- PROBLEM STATEMENT -
Among the records that follow, find the line with "Write the React, TypeScript" and the line with "const yTicks = [0, 20, 40, 60, 80];". Set down those lines and all lines between them exactly, without adding anything.
/---
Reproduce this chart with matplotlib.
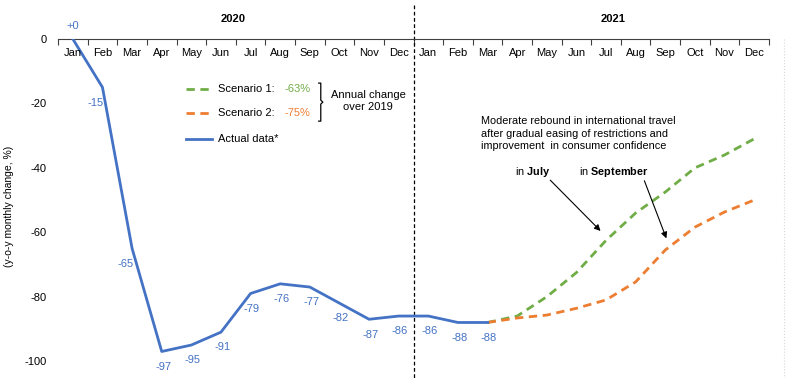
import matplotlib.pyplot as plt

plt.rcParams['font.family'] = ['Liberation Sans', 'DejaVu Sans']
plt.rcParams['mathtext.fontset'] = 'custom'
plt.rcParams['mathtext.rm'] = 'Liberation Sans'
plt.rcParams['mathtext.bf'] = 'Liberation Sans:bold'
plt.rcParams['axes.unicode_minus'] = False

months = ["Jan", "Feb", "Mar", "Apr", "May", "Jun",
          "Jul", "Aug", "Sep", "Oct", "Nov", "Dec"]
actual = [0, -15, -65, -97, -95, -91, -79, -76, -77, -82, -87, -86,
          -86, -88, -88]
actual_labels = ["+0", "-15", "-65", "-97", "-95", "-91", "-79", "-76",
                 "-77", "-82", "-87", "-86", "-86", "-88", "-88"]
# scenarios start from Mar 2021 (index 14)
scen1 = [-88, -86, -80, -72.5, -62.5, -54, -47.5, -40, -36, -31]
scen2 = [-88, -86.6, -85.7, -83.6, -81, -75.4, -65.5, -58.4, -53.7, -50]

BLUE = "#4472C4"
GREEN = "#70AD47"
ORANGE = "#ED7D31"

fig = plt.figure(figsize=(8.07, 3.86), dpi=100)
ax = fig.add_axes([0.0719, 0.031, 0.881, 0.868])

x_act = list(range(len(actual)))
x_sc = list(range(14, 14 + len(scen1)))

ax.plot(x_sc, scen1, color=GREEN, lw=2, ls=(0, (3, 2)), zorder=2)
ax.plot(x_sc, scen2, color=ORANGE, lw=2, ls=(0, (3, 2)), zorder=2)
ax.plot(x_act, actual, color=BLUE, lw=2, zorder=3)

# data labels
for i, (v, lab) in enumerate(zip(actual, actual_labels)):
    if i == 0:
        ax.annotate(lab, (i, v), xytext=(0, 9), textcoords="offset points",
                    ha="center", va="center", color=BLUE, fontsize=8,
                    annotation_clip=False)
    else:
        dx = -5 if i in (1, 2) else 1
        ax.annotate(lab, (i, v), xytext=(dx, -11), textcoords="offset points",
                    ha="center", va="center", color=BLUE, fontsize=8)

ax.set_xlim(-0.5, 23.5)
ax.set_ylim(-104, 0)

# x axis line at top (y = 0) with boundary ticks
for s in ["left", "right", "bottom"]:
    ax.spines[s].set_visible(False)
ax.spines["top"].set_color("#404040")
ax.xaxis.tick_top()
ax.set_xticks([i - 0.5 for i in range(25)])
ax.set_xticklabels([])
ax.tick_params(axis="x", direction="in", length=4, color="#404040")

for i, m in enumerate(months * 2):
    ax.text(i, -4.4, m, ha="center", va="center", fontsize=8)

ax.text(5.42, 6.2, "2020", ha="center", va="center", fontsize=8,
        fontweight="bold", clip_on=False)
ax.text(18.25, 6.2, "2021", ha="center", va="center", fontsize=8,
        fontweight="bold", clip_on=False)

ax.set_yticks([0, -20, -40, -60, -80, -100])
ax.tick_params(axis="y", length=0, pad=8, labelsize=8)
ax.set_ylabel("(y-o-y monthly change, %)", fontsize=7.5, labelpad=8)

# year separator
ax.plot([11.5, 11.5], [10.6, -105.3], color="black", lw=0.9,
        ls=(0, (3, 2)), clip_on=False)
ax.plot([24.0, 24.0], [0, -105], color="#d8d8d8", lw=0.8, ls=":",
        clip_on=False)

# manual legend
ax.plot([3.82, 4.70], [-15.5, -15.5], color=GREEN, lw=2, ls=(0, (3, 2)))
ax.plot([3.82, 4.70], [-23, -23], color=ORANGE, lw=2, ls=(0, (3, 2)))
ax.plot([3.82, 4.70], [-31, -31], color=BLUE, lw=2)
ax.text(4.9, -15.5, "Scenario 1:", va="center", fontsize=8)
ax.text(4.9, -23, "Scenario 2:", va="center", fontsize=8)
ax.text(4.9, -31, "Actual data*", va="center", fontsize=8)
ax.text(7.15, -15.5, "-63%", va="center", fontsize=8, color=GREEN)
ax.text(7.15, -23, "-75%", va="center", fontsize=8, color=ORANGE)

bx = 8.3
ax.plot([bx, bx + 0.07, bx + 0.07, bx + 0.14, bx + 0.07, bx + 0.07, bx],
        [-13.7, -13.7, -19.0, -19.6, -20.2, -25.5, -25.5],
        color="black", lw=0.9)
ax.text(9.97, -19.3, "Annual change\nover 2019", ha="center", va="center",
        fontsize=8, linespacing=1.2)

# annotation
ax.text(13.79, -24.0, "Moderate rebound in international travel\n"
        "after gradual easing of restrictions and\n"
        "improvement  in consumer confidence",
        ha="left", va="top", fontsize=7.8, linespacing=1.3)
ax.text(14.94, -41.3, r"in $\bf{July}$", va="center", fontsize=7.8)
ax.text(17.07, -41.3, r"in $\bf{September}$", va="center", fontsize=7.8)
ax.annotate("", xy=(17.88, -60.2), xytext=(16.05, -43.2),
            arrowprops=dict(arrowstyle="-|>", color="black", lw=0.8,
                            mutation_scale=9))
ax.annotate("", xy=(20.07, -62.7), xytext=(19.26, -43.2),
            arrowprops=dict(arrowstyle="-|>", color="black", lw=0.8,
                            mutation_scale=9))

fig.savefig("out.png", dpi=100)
\---
/---
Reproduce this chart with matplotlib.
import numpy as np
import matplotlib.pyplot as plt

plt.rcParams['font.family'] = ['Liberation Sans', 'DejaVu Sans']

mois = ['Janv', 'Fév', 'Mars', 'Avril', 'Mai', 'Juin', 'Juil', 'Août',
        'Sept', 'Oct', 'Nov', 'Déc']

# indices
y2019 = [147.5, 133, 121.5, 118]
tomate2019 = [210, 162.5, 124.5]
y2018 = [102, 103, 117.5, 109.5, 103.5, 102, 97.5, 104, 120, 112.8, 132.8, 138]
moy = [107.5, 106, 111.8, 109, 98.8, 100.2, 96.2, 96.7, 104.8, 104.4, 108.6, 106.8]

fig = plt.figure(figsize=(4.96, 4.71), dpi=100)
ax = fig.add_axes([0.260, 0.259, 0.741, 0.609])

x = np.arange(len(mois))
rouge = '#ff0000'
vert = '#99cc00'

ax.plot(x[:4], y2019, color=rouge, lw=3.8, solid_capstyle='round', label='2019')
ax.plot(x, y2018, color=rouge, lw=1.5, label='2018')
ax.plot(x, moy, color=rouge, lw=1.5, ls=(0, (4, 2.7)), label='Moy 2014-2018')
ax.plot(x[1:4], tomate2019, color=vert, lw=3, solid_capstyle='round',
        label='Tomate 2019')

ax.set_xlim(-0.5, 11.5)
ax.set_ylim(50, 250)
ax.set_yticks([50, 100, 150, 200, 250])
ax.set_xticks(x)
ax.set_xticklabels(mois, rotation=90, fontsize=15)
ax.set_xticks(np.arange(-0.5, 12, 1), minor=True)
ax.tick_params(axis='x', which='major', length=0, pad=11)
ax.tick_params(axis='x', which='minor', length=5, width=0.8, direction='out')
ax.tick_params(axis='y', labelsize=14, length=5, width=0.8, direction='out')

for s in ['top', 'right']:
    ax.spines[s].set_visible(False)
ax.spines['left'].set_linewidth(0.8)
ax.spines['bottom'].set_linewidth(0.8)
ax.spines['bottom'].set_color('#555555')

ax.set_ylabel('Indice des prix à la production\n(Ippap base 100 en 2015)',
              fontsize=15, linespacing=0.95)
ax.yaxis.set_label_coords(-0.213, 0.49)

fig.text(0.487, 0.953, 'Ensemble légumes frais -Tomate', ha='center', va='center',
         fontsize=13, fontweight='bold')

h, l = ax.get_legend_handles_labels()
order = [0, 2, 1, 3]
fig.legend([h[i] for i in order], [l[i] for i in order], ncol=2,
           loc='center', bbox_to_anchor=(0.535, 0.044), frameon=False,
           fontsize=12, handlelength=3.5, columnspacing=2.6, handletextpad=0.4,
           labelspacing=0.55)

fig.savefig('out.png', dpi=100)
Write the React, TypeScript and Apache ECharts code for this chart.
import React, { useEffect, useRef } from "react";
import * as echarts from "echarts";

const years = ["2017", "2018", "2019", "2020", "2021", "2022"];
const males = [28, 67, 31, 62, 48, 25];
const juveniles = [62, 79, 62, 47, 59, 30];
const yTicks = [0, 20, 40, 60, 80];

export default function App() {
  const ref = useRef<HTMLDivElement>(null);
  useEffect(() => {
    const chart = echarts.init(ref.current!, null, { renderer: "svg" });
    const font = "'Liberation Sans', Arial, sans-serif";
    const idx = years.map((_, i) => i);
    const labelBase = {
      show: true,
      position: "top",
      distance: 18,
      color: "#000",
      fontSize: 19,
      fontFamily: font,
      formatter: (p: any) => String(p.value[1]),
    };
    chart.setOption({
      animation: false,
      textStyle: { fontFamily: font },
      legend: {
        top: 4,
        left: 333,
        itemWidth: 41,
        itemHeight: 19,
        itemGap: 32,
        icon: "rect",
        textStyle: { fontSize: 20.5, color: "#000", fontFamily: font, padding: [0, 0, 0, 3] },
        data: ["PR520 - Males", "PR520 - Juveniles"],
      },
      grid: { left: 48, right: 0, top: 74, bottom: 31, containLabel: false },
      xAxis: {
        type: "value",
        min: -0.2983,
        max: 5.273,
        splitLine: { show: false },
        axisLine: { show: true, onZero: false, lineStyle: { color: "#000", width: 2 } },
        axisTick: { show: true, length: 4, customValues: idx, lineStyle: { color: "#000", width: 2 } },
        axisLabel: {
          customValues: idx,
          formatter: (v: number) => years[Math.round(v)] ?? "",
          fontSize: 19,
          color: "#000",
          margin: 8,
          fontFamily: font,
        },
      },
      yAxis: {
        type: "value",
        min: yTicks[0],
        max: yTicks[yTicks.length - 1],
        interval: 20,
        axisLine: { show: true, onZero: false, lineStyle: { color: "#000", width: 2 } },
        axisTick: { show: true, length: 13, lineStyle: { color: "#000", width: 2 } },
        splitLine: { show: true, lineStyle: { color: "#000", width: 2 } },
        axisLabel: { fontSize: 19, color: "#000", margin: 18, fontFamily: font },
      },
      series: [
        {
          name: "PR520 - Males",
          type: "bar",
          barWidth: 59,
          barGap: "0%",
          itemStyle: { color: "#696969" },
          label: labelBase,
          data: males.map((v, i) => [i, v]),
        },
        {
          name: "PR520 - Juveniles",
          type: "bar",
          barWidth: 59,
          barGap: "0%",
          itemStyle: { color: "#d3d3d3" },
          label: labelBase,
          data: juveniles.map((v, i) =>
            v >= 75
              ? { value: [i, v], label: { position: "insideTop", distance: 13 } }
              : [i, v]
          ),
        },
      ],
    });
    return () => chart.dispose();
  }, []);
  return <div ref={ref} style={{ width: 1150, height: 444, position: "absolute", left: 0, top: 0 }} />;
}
\---
/---
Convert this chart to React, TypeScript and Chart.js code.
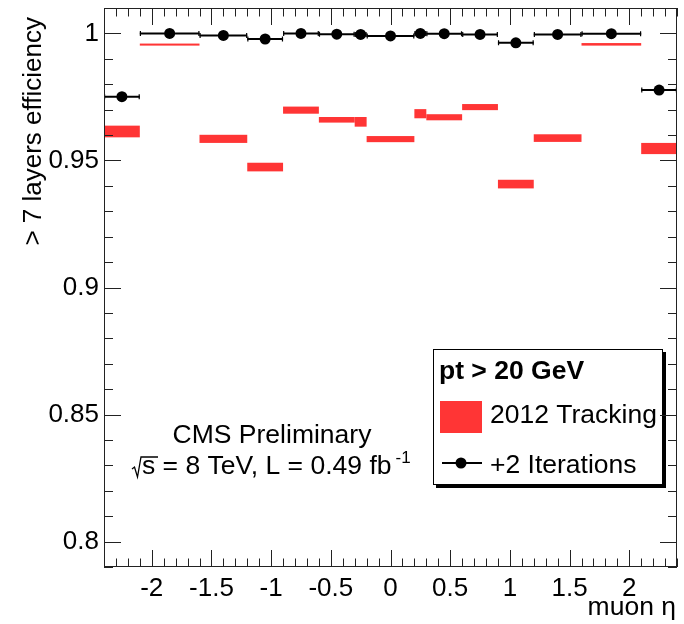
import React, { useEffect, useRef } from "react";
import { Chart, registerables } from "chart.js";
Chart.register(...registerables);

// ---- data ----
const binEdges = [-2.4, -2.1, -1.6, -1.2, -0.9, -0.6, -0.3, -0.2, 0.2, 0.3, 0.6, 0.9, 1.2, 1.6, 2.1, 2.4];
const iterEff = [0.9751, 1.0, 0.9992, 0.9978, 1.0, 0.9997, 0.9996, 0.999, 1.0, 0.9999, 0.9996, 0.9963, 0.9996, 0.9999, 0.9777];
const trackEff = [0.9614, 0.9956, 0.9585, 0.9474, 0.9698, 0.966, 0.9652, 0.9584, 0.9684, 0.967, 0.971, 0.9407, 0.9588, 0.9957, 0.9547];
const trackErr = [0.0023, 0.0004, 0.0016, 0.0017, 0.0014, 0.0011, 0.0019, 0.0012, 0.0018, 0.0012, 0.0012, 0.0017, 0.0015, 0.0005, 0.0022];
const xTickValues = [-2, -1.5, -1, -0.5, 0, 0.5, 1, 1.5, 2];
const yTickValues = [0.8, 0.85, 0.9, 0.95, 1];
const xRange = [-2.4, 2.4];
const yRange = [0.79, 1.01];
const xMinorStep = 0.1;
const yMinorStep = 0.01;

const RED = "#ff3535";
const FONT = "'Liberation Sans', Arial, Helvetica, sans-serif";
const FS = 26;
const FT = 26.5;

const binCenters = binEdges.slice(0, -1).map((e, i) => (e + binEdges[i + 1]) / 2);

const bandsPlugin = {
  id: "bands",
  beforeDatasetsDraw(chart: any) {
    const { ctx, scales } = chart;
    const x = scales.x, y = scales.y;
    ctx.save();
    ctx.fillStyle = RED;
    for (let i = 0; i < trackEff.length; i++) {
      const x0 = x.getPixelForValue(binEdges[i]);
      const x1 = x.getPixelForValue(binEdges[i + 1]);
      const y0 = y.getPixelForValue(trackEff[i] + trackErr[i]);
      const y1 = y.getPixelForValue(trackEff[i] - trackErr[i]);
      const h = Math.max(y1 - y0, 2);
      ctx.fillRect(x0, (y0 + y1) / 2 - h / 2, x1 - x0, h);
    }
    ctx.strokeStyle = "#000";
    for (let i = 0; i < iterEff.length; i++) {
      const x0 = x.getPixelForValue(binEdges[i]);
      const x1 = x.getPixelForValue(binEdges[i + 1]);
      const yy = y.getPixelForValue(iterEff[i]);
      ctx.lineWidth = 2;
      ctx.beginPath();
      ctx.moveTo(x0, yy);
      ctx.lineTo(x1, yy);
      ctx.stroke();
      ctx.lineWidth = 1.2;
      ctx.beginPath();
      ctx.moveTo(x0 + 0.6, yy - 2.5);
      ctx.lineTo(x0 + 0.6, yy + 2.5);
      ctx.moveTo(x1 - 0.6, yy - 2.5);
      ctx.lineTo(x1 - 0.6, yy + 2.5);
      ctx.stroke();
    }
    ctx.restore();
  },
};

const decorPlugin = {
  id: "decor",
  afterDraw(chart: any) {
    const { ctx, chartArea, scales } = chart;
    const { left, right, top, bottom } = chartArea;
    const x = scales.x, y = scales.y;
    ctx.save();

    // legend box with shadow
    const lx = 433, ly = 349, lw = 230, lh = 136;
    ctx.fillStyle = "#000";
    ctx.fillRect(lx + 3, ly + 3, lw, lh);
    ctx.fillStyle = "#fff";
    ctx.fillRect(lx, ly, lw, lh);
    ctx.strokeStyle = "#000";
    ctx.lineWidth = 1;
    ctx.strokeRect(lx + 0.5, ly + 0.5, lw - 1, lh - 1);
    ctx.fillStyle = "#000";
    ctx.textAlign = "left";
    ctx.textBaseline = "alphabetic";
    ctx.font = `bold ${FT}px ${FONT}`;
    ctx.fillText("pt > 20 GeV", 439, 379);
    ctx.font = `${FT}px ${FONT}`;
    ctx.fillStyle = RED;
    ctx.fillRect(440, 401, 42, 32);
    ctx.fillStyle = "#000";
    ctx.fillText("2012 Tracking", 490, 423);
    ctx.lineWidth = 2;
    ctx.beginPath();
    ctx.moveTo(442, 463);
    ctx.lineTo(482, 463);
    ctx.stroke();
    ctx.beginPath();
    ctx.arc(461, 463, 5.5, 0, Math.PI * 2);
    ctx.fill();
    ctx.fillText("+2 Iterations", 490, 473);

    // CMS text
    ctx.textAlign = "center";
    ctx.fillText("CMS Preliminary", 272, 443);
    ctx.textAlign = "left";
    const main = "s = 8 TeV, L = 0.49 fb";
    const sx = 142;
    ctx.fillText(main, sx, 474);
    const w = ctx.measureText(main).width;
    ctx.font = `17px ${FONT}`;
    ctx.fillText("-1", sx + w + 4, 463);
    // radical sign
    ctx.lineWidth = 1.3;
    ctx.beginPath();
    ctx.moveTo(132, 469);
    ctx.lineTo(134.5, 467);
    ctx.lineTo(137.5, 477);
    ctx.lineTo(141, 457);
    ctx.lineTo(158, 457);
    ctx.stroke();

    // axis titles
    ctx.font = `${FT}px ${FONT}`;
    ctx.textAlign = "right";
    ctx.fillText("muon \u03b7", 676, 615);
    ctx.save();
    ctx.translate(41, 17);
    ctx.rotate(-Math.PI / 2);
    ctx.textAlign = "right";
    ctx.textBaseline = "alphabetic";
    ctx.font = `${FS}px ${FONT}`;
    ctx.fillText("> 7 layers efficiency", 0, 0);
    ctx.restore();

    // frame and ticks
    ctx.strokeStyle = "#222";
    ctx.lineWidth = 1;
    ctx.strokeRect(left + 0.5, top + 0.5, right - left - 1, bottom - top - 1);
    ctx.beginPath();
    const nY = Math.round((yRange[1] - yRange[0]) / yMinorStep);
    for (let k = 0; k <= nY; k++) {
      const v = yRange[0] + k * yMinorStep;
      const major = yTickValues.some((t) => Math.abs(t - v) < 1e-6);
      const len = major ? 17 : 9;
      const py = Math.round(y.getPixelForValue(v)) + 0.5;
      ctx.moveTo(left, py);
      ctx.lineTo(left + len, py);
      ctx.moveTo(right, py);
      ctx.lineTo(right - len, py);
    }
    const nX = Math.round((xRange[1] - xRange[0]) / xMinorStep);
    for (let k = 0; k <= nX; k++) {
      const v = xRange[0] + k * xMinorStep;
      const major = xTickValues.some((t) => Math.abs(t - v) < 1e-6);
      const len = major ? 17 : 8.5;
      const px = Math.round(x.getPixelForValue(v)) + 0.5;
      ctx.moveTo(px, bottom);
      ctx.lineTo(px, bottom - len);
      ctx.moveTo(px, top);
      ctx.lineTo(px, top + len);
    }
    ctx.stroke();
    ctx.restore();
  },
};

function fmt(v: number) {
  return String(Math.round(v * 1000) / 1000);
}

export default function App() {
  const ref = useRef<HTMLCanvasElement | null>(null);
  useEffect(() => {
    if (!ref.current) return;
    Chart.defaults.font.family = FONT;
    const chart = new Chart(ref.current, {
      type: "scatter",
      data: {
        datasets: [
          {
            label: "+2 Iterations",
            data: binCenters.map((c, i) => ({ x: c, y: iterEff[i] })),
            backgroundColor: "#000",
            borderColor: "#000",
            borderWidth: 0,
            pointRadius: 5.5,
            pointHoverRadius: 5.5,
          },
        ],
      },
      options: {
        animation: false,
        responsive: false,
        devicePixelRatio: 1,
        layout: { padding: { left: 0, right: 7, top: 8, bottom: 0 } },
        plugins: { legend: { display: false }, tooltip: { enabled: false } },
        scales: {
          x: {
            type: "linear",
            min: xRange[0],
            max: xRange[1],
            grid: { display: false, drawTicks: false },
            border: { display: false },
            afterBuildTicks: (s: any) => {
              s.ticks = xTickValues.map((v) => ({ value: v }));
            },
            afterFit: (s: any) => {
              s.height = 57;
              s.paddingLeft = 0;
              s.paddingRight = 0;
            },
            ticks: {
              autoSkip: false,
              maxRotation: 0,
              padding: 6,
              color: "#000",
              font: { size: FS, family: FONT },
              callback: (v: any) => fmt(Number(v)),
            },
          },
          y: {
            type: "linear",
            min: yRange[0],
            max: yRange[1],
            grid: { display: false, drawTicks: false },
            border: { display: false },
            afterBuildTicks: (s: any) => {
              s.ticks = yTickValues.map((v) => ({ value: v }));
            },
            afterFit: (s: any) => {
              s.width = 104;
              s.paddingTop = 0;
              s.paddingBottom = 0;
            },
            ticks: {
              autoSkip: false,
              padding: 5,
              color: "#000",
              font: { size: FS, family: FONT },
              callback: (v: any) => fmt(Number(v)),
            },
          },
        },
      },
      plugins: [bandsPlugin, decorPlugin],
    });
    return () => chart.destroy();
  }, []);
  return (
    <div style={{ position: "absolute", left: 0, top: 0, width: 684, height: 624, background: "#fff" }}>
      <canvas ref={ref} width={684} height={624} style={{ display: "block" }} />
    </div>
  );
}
\---
- COMPLETE OUTPUT -
Write the React, TypeScript and Apache ECharts code for this chart.
import React, { useEffect, useRef } from "react";
import * as echarts from "echarts";

const years = ["2017", "2018", "2019", "2020", "2021", "2022"];
const males = [28, 67, 31, 62, 48, 25];
const juveniles = [62, 79, 62, 47, 59, 30];
const yTicks = [0, 20, 40, 60, 80];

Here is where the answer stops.